I’m trying to create a ls-like function.

I started with this alias, which works fine:

alias l="/usr/bin/ls -lF --color=always | tr -s ' ' | cut -d ' ' -f 9-"

However, converting it to a function results in no colors:

l() {
    local _c=
    [ -t 1 ] && _c=--color=always
    /usr/bin/ls -lF $_c "$@" | tr -s ' ' | cut -d ' ' -f 9-

Even removing all differences from the alias to the function remains colorless:

l() {
    /usr/bin/ls -lF --color=always | tr -s ' ' | cut -d ' ' -f 9-

The only colored variant is one without oipe

l() {
    /usr/bin/ls -lF --color=always

What prevents the color from passing through the pipes in functions?

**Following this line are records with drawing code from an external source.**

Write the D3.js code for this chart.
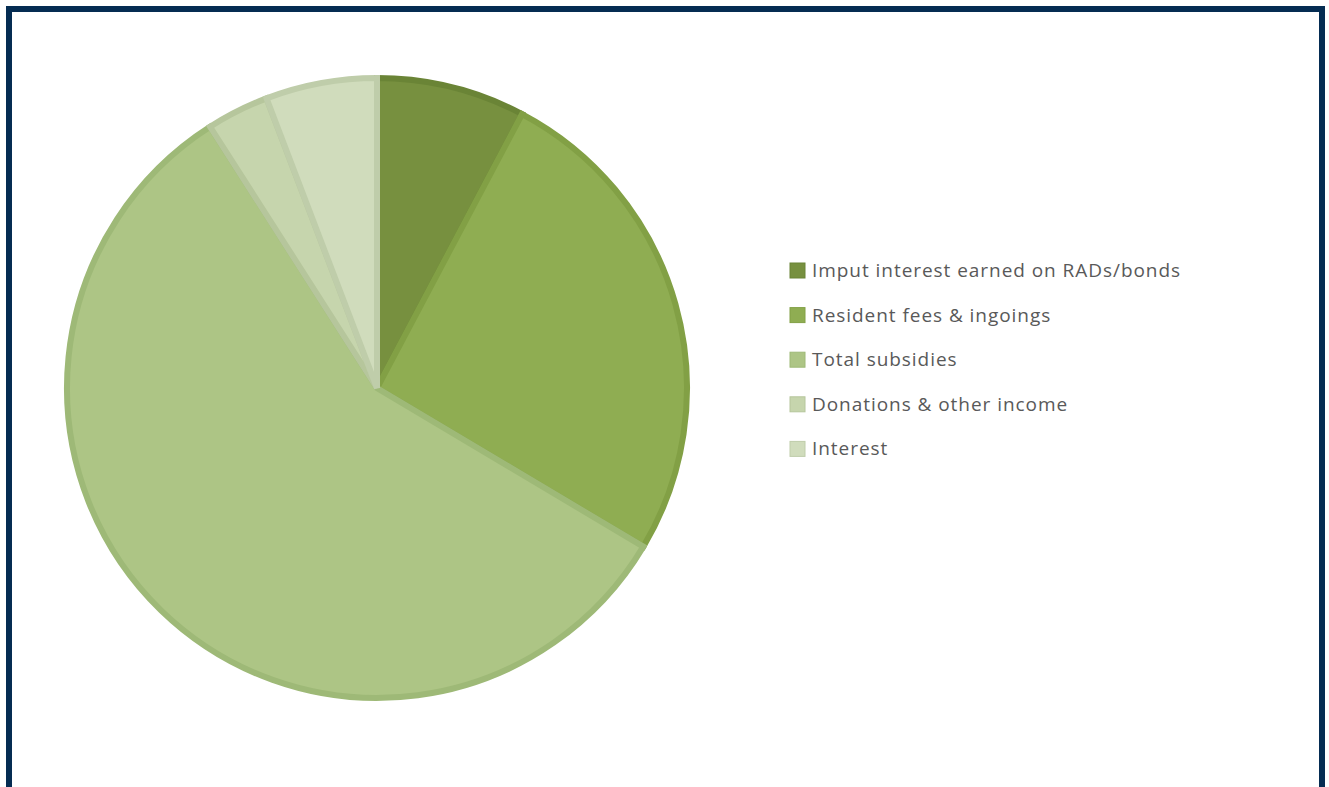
<!DOCTYPE html>
<html>
<head>
<style>
body { margin: 0; background: #fff; }
svg { display: block; }
</style>
</head>
<body>
<svg id="chart"></svg>
<script src="https://cdnjs.cloudflare.com/ajax/libs/d3/7.8.5/d3.min.js"></script>
<script>
var categories = ['Imput interest earned on RADs/bonds', 'Resident fees & ingoings', 'Total subsidies', 'Donations & other income', 'Interest'];
var values = [7.75, 25.8, 57.4, 3.25, 5.8];
var fills = ['#77903f', '#8fad52', '#adc585', '#c6d5ad', '#d0dcbc'];
var edges = ['#6a8436', '#82a045', '#9eb977', '#b6c69c', '#bfcdaa'];

var width = 1329, height = 787;
var svg = d3.select('#chart').attr('width', width).attr('height', height);

// frame
svg.append('rect')
  .attr('x', 9).attr('y', 9)
  .attr('width', 1313).attr('height', 800)
  .attr('fill', 'none')
  .attr('stroke', '#052c52')
  .attr('stroke-width', 6);

var cx = 377, cy = 388, r = 310;

var pie = d3.pie().sort(null).value(function(d) { return d; });
var arc = d3.arc().innerRadius(0).outerRadius(r);

var g = svg.append('g').attr('transform', 'translate(' + cx + ',' + cy + ')');
g.selectAll('path')
  .data(pie(values))
  .enter()
  .append('path')
  .attr('d', arc)
  .attr('fill', function(d, i) { return fills[i]; })
  .attr('stroke', function(d, i) { return edges[i]; })
  .attr('stroke-width', 6)
  .attr('stroke-linejoin', 'miter');

var legend = svg.append('g');
var rows = legend.selectAll('g')
  .data(categories)
  .enter()
  .append('g')
  .attr('transform', function(d, i) { return 'translate(790,' + (270 + i * 44.6) + ')'; });

rows.append('rect')
  .attr('x', 0).attr('y', -7)
  .attr('width', 15).attr('height', 15)
  .attr('fill', function(d, i) { return fills[i]; })
  .attr('stroke', function(d, i) { return edges[i]; })
  .attr('stroke-width', 1);

rows.append('text')
  .attr('x', 22).attr('y', 7)
  .attr('font-family', 'Open Sans, sans-serif')
  .attr('font-size', 19)
  .attr('letter-spacing', 0.95)
  .attr('fill', '#595959')
  .text(function(d) { return d; });
</script>
</body>
</html>
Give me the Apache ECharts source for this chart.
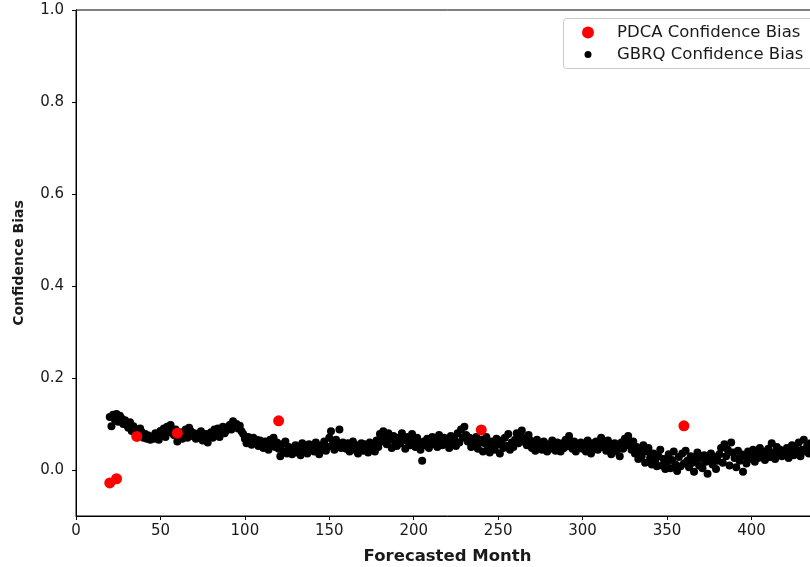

  • All functions, and the alias, work fine for me. You can check with which l if the command l is indeed the desired function. Aside from that, it looks you are trying to extract just the file names from the long output of ls to create an output where each file is listed on its own line. If so, the option -1 (the number "one") might be of interest to you: ls -1F --color=always. – Adaephon Jan 11 '17 at 10:08

Are you sure you haven't got an l alias that is either interfering with the function definition or being used before the function: aliases take precedence over functions. And are expanded even for a function definition.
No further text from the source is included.